Starting with the salad, which costs more than most people's monthly phone bill, Jay wrote: "There are separate sections for chopped beetroot, skinned tomato, bacon minced to a paste, chicken breast with the texture of value-range cotton wool, cubes of sweaty, squeaky cheese, shredded egg and, on top, an avocado that’s been halfway through an egg slicer.

"Underneath is shredded romaine, including the gnarly hard bit at the centre. That displays serious commitment to gross profit, in all senses. They offer to toss it table-side. Once it’s been mixed with an over-emulsified, over-sweetened balsamic vinaigrette that looks like congealed gravy, I know where it should be tossed."

Next, he took aim at the "three diminutive crab cakes for £32" which tasted "only lightly of crab" and came with a sauce "reminiscent of school-dinner salad cream circa 1975."

And, finally, the critic slammed the pop-up Polo Lounge for its wine pricing, with the cheapest bottle coming in at £84, despite it being "a bog-standard Bardolino rosé which generally retails for around £13.95."

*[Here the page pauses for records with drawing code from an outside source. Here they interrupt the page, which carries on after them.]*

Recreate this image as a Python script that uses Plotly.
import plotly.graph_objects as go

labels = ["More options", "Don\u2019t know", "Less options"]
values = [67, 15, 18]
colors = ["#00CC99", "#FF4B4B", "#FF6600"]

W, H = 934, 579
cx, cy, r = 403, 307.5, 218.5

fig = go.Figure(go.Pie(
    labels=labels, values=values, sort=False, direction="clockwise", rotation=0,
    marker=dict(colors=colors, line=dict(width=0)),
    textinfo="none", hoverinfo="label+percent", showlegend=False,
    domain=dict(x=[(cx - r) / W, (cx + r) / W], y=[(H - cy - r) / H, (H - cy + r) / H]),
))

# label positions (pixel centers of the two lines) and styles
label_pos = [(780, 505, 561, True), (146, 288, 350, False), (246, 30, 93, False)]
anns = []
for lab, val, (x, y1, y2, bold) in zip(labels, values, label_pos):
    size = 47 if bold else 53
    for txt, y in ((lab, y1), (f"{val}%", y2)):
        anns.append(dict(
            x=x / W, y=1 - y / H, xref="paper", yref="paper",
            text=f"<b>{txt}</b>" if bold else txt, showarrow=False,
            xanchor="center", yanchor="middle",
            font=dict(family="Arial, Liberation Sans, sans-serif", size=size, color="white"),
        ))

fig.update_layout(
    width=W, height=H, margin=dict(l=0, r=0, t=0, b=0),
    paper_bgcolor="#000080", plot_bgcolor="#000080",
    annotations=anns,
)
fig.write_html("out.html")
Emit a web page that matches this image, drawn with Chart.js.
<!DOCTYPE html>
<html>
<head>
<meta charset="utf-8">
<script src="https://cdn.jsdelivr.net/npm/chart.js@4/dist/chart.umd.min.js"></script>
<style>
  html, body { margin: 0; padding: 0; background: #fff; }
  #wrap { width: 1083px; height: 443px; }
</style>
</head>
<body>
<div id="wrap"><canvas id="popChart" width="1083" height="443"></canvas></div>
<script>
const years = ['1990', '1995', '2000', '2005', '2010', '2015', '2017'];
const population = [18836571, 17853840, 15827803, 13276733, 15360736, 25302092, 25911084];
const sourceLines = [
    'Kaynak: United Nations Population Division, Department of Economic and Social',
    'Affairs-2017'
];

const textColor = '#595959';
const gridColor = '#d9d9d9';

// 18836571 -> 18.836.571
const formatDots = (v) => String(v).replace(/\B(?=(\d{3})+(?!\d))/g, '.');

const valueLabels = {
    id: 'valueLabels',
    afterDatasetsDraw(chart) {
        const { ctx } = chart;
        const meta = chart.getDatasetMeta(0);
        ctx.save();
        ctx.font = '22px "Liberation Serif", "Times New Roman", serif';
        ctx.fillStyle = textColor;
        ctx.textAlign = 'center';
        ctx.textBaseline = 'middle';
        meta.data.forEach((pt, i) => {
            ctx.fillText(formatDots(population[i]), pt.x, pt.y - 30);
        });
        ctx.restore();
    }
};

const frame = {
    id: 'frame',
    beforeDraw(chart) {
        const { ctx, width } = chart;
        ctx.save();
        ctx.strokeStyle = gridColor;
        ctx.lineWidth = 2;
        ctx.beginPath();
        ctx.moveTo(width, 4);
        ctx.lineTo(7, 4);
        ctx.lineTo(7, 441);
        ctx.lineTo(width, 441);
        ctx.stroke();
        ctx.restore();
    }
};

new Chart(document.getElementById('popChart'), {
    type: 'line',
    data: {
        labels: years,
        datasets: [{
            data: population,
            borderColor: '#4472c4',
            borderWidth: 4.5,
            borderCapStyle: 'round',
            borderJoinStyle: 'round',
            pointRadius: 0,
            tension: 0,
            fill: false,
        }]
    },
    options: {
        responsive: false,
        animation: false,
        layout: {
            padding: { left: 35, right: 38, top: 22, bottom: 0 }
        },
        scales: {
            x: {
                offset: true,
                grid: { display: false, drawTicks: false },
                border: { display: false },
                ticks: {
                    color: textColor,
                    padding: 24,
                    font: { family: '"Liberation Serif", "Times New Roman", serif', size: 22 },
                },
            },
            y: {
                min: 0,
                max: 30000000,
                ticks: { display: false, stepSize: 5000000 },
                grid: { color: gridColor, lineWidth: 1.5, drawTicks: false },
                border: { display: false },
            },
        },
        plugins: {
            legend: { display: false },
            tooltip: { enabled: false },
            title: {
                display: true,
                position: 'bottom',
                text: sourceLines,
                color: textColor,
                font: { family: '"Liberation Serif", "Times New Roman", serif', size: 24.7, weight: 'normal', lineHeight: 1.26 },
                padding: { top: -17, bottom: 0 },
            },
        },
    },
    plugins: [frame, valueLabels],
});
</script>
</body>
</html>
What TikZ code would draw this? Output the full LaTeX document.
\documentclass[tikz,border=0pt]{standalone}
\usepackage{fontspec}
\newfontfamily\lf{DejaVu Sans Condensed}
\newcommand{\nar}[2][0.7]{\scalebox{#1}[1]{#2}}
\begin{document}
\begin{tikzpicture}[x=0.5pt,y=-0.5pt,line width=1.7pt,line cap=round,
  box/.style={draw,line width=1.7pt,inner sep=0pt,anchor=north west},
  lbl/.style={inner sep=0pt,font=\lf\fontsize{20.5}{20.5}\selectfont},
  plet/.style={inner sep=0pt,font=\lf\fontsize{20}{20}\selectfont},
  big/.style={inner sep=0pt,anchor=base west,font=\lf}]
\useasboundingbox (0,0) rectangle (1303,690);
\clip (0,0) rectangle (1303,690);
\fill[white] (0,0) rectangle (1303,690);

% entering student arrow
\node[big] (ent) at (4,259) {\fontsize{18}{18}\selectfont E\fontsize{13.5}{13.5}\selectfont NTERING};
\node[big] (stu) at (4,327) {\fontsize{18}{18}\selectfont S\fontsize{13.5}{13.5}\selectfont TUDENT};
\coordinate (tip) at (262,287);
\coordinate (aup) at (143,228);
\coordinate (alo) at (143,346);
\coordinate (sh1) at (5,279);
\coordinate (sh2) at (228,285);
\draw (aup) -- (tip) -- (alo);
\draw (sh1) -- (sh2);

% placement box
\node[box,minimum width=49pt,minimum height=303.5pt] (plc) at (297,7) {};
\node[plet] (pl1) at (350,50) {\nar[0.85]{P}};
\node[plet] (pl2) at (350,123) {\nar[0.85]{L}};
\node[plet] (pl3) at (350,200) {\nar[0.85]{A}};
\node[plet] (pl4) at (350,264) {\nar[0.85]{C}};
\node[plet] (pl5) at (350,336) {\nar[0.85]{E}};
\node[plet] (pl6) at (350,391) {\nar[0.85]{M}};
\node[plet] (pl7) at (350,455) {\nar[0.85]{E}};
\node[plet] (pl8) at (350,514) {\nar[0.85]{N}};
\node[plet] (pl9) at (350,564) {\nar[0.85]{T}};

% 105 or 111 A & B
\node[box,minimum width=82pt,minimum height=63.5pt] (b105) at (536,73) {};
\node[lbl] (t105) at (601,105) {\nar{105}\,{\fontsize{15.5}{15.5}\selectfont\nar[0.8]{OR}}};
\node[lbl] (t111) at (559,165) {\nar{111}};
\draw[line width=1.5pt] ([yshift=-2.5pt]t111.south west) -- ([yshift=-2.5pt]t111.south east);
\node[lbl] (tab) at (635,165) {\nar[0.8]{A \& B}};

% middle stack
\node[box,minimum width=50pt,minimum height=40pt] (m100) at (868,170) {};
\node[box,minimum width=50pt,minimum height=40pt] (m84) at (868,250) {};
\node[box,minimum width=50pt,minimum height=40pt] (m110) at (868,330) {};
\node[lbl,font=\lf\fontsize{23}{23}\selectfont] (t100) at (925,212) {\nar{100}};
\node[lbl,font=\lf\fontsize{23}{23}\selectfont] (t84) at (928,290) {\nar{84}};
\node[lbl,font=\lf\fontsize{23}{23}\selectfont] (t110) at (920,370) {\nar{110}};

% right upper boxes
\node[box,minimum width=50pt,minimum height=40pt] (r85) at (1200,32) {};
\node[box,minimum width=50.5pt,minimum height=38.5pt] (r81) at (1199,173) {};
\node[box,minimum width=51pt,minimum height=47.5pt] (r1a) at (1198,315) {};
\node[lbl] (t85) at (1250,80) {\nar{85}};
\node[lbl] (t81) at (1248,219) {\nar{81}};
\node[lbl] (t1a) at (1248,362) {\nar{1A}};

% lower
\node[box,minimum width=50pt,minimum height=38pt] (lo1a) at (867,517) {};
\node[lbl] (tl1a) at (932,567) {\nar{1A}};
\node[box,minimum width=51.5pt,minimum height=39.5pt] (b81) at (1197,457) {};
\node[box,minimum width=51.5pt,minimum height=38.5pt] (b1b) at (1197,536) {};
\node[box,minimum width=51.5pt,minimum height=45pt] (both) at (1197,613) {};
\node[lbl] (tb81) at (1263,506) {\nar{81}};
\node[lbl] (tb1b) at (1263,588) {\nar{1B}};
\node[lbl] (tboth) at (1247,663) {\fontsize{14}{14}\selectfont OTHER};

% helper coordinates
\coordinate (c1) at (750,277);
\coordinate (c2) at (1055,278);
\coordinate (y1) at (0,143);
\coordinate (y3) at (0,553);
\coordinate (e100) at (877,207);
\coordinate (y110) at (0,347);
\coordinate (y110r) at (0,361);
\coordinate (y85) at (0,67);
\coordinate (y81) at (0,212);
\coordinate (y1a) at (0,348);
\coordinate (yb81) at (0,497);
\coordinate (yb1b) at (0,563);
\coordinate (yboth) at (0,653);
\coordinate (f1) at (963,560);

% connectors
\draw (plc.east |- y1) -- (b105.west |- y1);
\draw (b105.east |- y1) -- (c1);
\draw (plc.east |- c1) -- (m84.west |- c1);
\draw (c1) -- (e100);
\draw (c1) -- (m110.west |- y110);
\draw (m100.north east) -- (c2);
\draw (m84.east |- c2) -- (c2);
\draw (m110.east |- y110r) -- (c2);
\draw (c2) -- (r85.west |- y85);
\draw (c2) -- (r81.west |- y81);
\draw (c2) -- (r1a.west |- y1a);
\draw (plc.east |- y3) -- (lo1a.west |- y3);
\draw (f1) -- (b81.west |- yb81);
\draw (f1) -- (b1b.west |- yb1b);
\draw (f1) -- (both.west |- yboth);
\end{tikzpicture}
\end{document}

But, it wasn't all bad. Keen to give a fair review, Jay did give props to the restaurant for its strawberry soufflé, which he described as "a true delight."

"At the end, a perky waiter asks me how it all was and in my gruesome passive-aggressive way I say, 'Fine.' She replies, 'Amazing.' I think: 'Yeah, let’s go with that,'" he concluded.

"I have a bill for over £370 for a meal that included a dreadful salad, terrible crab cakes, mediocre pasta, and a grossly overpriced rosé. If that isn’t amazing, I really don’t know what is."